On June 29, 2023, the Consumer Financial Protection Bureau issued its annual fair lending report to Congress, confirming that although there was relatively little public fair lending enforcement in 2022, the CFPB and other financial regulatory agencies are engaged in significant nonpublic oversight, examination, and enforcement activities, in addition to ongoing rulemaking initiatives. These oversight activities extend to virtually all consumer lending products, as well as small business loans. And, while the CFPB is focused on bias with respect to advanced and emerging technologies, such as artificial intelligence and automated valuation models, the report details a host of regulatory activities around technical noncompliance with protections beyond customer race and ethnicity, with a particular focus on age discrimination and public assistance discrimination.

CFPB's fair lending supervision and enforcement spans wide set of credit markets, with focus on traditional and new technologies

The CFPB brought only one fair lending enforcement action in 2022 – a joint settlement with the Department of Justice (DOJ) and attorneys general over claims of redlining in the Philadelphia region. However, the report also reflects that the CFPB devoted significant resources to fair lending oversight in the past year, and it is engaging in substantial nonpublic examinations and investigations of lending activity across a wide range of products. Specifically, the CFPB indicates it is conducting active fair lending investigations in product markets including student lending, payday lending, credit cards and mortgage lending for evidence of unfair, deceptive, or abusive acts and practices (UDAAP) and/or Equal Credit Opportunity Act (ECOA) violations. In the mortgage space, the CFPB notes it is looking at redlining, reverse redlining, and pricing exception and home valuation practices. Finally, the CFPB says it is using its ECOA and UDAAP authority to look at bias in automated systems and models, including the targeting of vulnerable populations.

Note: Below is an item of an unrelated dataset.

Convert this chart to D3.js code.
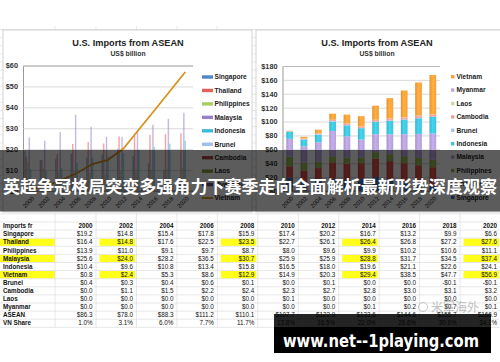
<!DOCTYPE html>
<html>
<head>
<meta charset="utf-8">
<script src="https://cdn.jsdelivr.net/npm/d3@7"></script>
<style>
  html, body { margin: 0; padding: 0; background: #fff; overflow: hidden; }
  svg { display: block; }
</style>
</head>
<body>
<div id="chart"></div>
<script>
// ---- data ----
const years = ['2000', '2002', '2004', '2006', '2008', '2010', '2012', '2014', '2016', '2018', '2020'];
const countries = ['Singapore', 'Thailand', 'Philippines', 'Malaysia', 'Indonesia', 'Brunei', 'Cambodia', 'Laos', 'Myanmar', 'Vietnam'];

const singapore   = [19.2, 14.8, 15.4, 17.8, 15.9, 17.4, 20.2, 16.7, 13.2, 9.9, 6.6];
const thailand    = [16.4, 14.8, 17.6, 22.5, 23.5, 22.7, 26.1, 26.4, 26.8, 27.2, 27.6];
const philippines = [13.9, 11.0, 9.1, 9.7, 8.7, 8.0, 9.6, 9.9, 10.2, 10.6, 11.1];
const malaysia    = [25.6, 24.0, 28.2, 36.5, 30.7, 25.9, 25.9, 28.8, 31.7, 34.5, 37.4];
const indonesia   = [10.4, 9.6, 10.8, 13.4, 15.8, 16.5, 18.0, 19.6, 21.1, 22.6, 24.1];
const vietnam     = [0.8, 2.4, 5.3, 8.6, 12.9, 14.9, 20.3, 29.4, 38.5, 47.7, 56.9];
const brunei      = [0.4, 0.3, 0.4, 0.6, 0.1, 0.0, 0.1, 0.0, 0.0, -0.1, -0.1];
const cambodia    = [0.0, 1.1, 1.5, 2.2, 2.4, 2.3, 2.7, 2.8, 3.0, 3.1, 3.2];
const laos        = [0.0, 0.0, 0.0, 0.0, 0.0, 0.1, 0.0, 0.0, 0.0, 0.0, 0.0];
const myanmar     = [0.0, 0.0, 0.0, 0.0, 0.0, 0.0, 0.0, 0.1, 0.2, 0.7, 0.1];
const asean       = [86.3, 78.0, 88.3, 111.2, 110.1, 107.7, 122.9, 133.6, 144.6, 155.7, 166.9];
const vnShare     = [1.0, 3.1, 6.0, 7.7, 11.7, 13.8, 16.5, 22.0, 26.6, 30.6, 34.1];

const leftTicks = [0, 10, 20, 30, 40, 50, 60];
const rightTicks = [0, 20, 40, 60, 80, 100, 120, 140, 160, 180];

const series = {
  Singapore: singapore, Thailand: thailand, Philippines: philippines, Malaysia: malaysia,
  Indonesia: indonesia, Brunei: brunei, Cambodia: cambodia, Laos: laos, Myanmar: myanmar, Vietnam: vietnam
};

const tableRows = [
  ['Singapore', singapore], ['Thailand', thailand], ['Philippines', philippines],
  ['Malaysia', malaysia], ['Indonesia', indonesia], ['Vietnam', vietnam],
  ['Brunei', brunei], ['Cambodia', cambodia], ['Laos', laos], ['Myanmar', myanmar],
  ['ASEAN', asean], ['VN Share', vnShare]
];
const highlightRows = ['Thailand', 'Malaysia', 'Vietnam'];
const highlightCols = ['2002', '2008', '2014', '2020'];

// ---- colours ----
const leftColors = {
  Singapore: '#4f86cc', Thailand: '#e2605a', Philippines: '#a6cc62', Malaysia: '#9a80cc',
  Indonesia: '#3cbcd6', Brunei: '#9fc0ea', Cambodia: '#b04a46', Laos: '#84a040',
  Myanmar: '#6a5290', Vietnam: '#d6931e'
};
const rightColors = {
  Singapore: '#3f70b4', Thailand: '#d24c48', Philippines: '#92b24e', Malaysia: '#b5a0da',
  Indonesia: '#3ec3dc', Brunei: '#a6c3e8', Cambodia: '#e8a2a0', Laos: '#c6dca0',
  Myanmar: '#b9aad8', Vietnam: '#f8a03a'
};

const W = 500, H = 362;
const svg = d3.select('#chart').append('svg')
  .attr('width', W).attr('height', H)
  .style('font-family', '"Liberation Sans", Arial, sans-serif');

svg.append('rect').attr('width', W).attr('height', H).attr('fill', '#fff');

// spreadsheet grid peeking around the charts
const sheet = svg.append('g').attr('stroke', '#dcdcdc').attr('stroke-width', 0.6);
sheet.append('line').attr('x1', 0).attr('x2', W).attr('y1', 29.5).attr('y2', 29.5);
d3.range(29.5, 214, 8.1).forEach(y => {
  sheet.append('line').attr('x1', 0).attr('x2', 3).attr('y1', y).attr('y2', y);
  sheet.append('line').attr('x1', 251).attr('x2', 256).attr('y1', y).attr('y2', y);
});
[55, 96, 136.5, 177, 217].forEach(x => {
  sheet.append('line').attr('x1', x).attr('x2', x).attr('y1', 26).attr('y2', 30);
});

const defs = svg.append('defs');
countries.forEach(c => {
  const g = defs.append('linearGradient').attr('id', 'g-' + c)
    .attr('x1', '0%').attr('x2', '100%').attr('y1', '0%').attr('y2', '0%');
  const base = d3.color(rightColors[c]);
  g.append('stop').attr('offset', '0%').attr('stop-color', base.darker(0.25));
  g.append('stop').attr('offset', '45%').attr('stop-color', base.brighter(0.25));
  g.append('stop').attr('offset', '100%').attr('stop-color', base);
});

function chartFrame(x0, x1, cx) {
  svg.append('rect').attr('x', x0).attr('y', 30).attr('width', x1 - x0).attr('height', 182)
    .attr('fill', '#fff').attr('stroke', '#c8c8c8').attr('stroke-width', 0.8);
  svg.append('text').attr('x', cx).attr('y', 46).attr('text-anchor', 'middle')
    .attr('font-size', 9.2).attr('font-weight', 'bold').attr('fill', '#222')
    .text('U.S. Imports from ASEAN');
  svg.append('text').attr('x', cx).attr('y', 55.5).attr('text-anchor', 'middle')
    .attr('font-size', 6.8).attr('font-weight', 'bold').attr('fill', '#333')
    .text('US$ billion');
}

// ---- left chart: clustered bars + Vietnam line ----
chartFrame(3, 252, 128);

const xL = d3.scaleBand().domain(years).range([23, 193]);
const barSeries = countries.filter(c => c !== 'Vietnam');
const xSub = d3.scaleBand().domain(barSeries).range([1.2, xL.bandwidth() - 1.2]);
const yL = d3.scaleLinear().domain([0, 60]).range([191, 65.5]);

const left = svg.append('g');
left.append('g').attr('transform', 'translate(23,0)')
  .call(d3.axisLeft(yL).tickValues(leftTicks).tickSize(-170).tickFormat(d => '$' + d))
  .call(g => g.select('.domain').attr('stroke', '#999'))
  .call(g => g.selectAll('.tick line').attr('stroke', '#c8c8c8').attr('stroke-width', 0.7))
  .call(g => g.selectAll('.tick text').attr('x', -5).attr('font-size', 7.3)
    .attr('font-weight', 'bold').attr('fill', '#333').attr('font-family', '"Liberation Sans", Arial, sans-serif'));

left.append('g').selectAll('g').data(barSeries).join('g')
  .attr('fill', d => leftColors[d]).attr('fill-opacity', 0.55)
  .selectAll('rect').data(c => series[c].map((v, i) => ({ c, v, year: years[i] })))
  .join('rect')
  .attr('x', d => xL(d.year) + xSub(d.c))
  .attr('width', xSub.bandwidth())
  .attr('y', d => yL(Math.max(0, d.v)))
  .attr('height', d => Math.abs(yL(d.v) - yL(0)));

left.append('line').attr('x1', 23).attr('x2', 193).attr('y1', yL(0)).attr('y2', yL(0))
  .attr('stroke', '#999').attr('stroke-width', 0.7);

left.append('path').datum(vietnam)
  .attr('fill', 'none').attr('stroke', leftColors.Vietnam).attr('stroke-width', 1.8)
  .attr('d', d3.line().x((d, i) => xL(years[i]) + xL.bandwidth() / 2).y(d => yL(d)));

left.append('g').selectAll('text').data(years).join('text')
  .attr('transform', d => `translate(${xL(d) + xL.bandwidth() / 2 + 1},${196}) rotate(-45)`)
  .attr('text-anchor', 'end').attr('dy', '0.7em').attr('font-size', 6).attr('fill', '#222')
  .text(d => d);

const legL = left.append('g').selectAll('g').data(countries).join('g')
  .attr('transform', (d, i) => `translate(202,${77 + i * 13.45})`);
legL.append('rect')
  .attr('x', 0).attr('y', d => d === 'Vietnam' ? -0.9 : -1.7)
  .attr('width', 11).attr('height', d => d === 'Vietnam' ? 1.8 : 3.4)
  .attr('fill', d => leftColors[d]);
legL.append('text').attr('x', 12.5).attr('dy', '0.35em')
  .attr('font-size', 6.6).attr('font-weight', 'bold').attr('fill', '#222').text(d => d);

// ---- right chart: stacked bars ----
chartFrame(256, 501, 377);

const xR = d3.scaleBand().domain(years).range([282.5, 440]).paddingInner(0.53).paddingOuter(0.265);
const yR = d3.scaleLinear().domain([0, 180]).range([191, 66]);

const right = svg.append('g');
right.append('g').attr('transform', 'translate(282.5,0)')
  .call(d3.axisLeft(yR).tickValues(rightTicks).tickSize(-157.5).tickFormat(d => '$' + d))
  .call(g => g.select('.domain').attr('stroke', '#999'))
  .call(g => g.selectAll('.tick line').attr('stroke', '#c8c8c8').attr('stroke-width', 0.7))
  .call(g => g.selectAll('.tick text').attr('x', -5).attr('font-size', 7.3)
    .attr('font-weight', 'bold').attr('fill', '#333').attr('font-family', '"Liberation Sans", Arial, sans-serif'));

const stackRows = years.map((y, i) => {
  const row = { year: y };
  countries.forEach(c => { row[c] = series[c][i]; });
  return row;
});
const stacked = d3.stack().keys(countries).offset(d3.stackOffsetDiverging)(stackRows);

right.append('g').selectAll('g').data(stacked).join('g')
  .attr('fill', d => `url(#g-${d.key})`)
  .selectAll('rect').data(d => d).join('rect')
  .attr('x', d => xR(d.data.year))
  .attr('width', xR.bandwidth())
  .attr('y', d => yR(Math.max(d[0], d[1])))
  .attr('height', d => Math.abs(yR(d[0]) - yR(d[1])));

right.append('line').attr('x1', 282.5).attr('x2', 440).attr('y1', yR(0)).attr('y2', yR(0))
  .attr('stroke', '#999').attr('stroke-width', 0.7);

right.append('g').selectAll('text').data(years).join('text')
  .attr('transform', d => `translate(${xR(d) + xR.bandwidth() / 2 + 1},${196}) rotate(-45)`)
  .attr('text-anchor', 'end').attr('dy', '0.7em').attr('font-size', 6).attr('fill', '#222')
  .text(d => d);

const legR = right.append('g').selectAll('g').data(countries.slice().reverse()).join('g')
  .attr('transform', (d, i) => `translate(451,${76.7 + i * 13.4})`);
legR.append('rect').attr('x', 0).attr('y', -1.7).attr('width', 3.4).attr('height', 3.4)
  .attr('fill', d => rightColors[d]);
legR.append('text').attr('x', 5.5).attr('dy', '0.35em')
  .attr('font-size', 6.6).attr('font-weight', 'bold').attr('fill', '#222').text(d => d);

// ---- table under the charts ----
const rowH = 8.1, top0 = 222;
const colEdge = i => 96 + i * 40.45;
const table = svg.append('g').attr('font-size', 6.3).attr('fill', '#111');
const allRows = [['Imports fr', null]].concat(tableRows);

// yellow highlights
tableRows.forEach(([name], r) => {
  if (!highlightRows.includes(name)) return;
  const y = top0 + (r + 1) * rowH;
  table.append('rect').attr('x', 0).attr('y', y + 0.4).attr('width', 55).attr('height', rowH - 0.8).attr('fill', '#ffff1a');
  highlightCols.forEach(yr => {
    const i = years.indexOf(yr);
    table.append('rect').attr('x', colEdge(i) - 37).attr('y', y + 0.4)
      .attr('width', 35.5).attr('height', rowH - 0.8).attr('fill', '#ffff1a');
  });
});

// grid
const grid = table.append('g').attr('stroke', '#d6d6d6').attr('stroke-width', 0.6);
d3.range(0, allRows.length + 2).forEach(r => {
  const y = 213.9 + r * rowH;
  grid.append('line').attr('x1', 0).attr('x2', W).attr('y1', y).attr('y2', y);
});
[55].concat(years.map((d, i) => colEdge(i))).forEach(x => {
  grid.append('line').attr('x1', x).attr('x2', x).attr('y1', 213).attr('y2', 213.9 + (allRows.length + 1) * rowH);
});

allRows.forEach(([name, vals], r) => {
  const y = top0 + r * rowH + rowH / 2;
  table.append('text').attr('x', 3).attr('y', y).attr('dy', '0.35em')
    .attr('font-weight', 'bold').text(name);
  const cells = vals ? vals : years;
  table.append('g').selectAll('text').data(cells).join('text')
    .attr('x', (d, i) => colEdge(i) - 3.5).attr('y', y).attr('dy', '0.35em')
    .attr('text-anchor', 'end')
    .attr('font-weight', vals ? null : 'bold')
    .text(d => {
      if (!vals) return d;
      if (name === 'VN Share') return d.toFixed(1) + '%';
      return (d < 0 ? '-' : '') + '$' + Math.abs(d).toFixed(1);
    });
});

// ---- dark caption band ----
svg.append('rect').attr('x', 0).attr('y', 150).attr('width', W).attr('height', 61.5)
  .attr('fill', '#000').attr('fill-opacity', 0.64);
svg.append('text').attr('x', 3).attr('y', 193)
  .attr('textLength', 494).attr('lengthAdjust', 'spacingAndGlyphs')
  .attr('font-family', '"Noto Sans CJK SC", sans-serif').attr('font-weight', 'bold')
  .attr('font-size', 17).attr('fill', '#fff')
  .text('英超争冠格局突变多强角力下赛季走向全面解析最新形势深度观察');

// ---- watermark ----
const wm = svg.append('g').attr('opacity', 0.45);
wm.append('circle').attr('cx', 423).attr('cy', 307).attr('r', 4.5)
  .attr('fill', 'none').attr('stroke', '#888').attr('stroke-width', 1);
wm.append('text').attr('x', 431).attr('y', 312)
  .attr('font-family', '"Noto Sans CJK SC", sans-serif').attr('font-size', 12).attr('fill', '#777')
  .text('米军海外');

// ---- bottom banner ----
svg.append('rect').attr('x', 274).attr('y', 314).attr('width', 217).attr('height', 39)
  .attr('fill', '#000').attr('fill-opacity', 0.86);
svg.append('rect').attr('x', 274).attr('y', 327).attr('width', 217).attr('height', 26)
  .attr('fill', '#000');
svg.append('text').attr('x', 283).attr('y', 346.5)
  .attr('textLength', 196).attr('lengthAdjust', 'spacingAndGlyphs')
  .attr('font-family', '"DejaVu Sans", sans-serif').attr('font-weight', 'bold')
  .attr('font-size', 17).attr('fill', '#fff')
  .text('www.net--1playing.com');
</script>
</body>
</html>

Multiple financial services regulatory agencies focusing on fair lending practices

The annual fair lending report states that the bureau, the Federal Deposit Insurance Corporation (FDIC), the Federal Reserve Board (FRB) and the National Credit Union Administration (NCUA) collectively referred 23 potential fair lending violations to the DOJ in 2022, with the FDIC accounting for 12, the CFPB and the NCUA accounting for five each, and the FRB accounting for one. Those referrals covered mortgage lending, consumer lending, auto pricing and credit cards.

The referral activity also shows that, while agencies have concerns about historic areas of focus – redlining and discrimination on the basis of race and ethnicity in underwriting and pricing practices – there is also a significant focus on compliance with other ECOA protections. In particular, the agencies are looking at improper consideration of consumer marital status, age, public assistance income, familial status and a consumer's exercise of rights under the Consumer Credit Protection Act.

What to expect

The report makes clear that the CFPB and other agencies are focused on risks of discrimination associated with new or advanced technologies. In its statement about the "future of fair lending," the CFPB flags discrimination risks associated with sophisticated digital marketing, fraud screens and underwriting models reliant on artificial intelligence and machine learning, and chatbots and behavioral analytics that impact post-origination consumer interactions. To that end, the bureau notes it is increasing its expertise in data science and analytics to ensure it is able to hold creditors and service providers accountable for complying with fair lending laws. The CFPB also calls out "big tech platforms," which collect data that "are now fueling highly complex, black box algorithms."

Yet the examination and investigation statistics contained in the report also make clear that agencies continue their focus on traditional fair lending risks, or fair lending risks associated with traditional credit offerings. Thus, while institutions should consider stretching their fair lending programs to reflect advanced technologies, they still should be mindful of ECOA's protections and procedural requirements.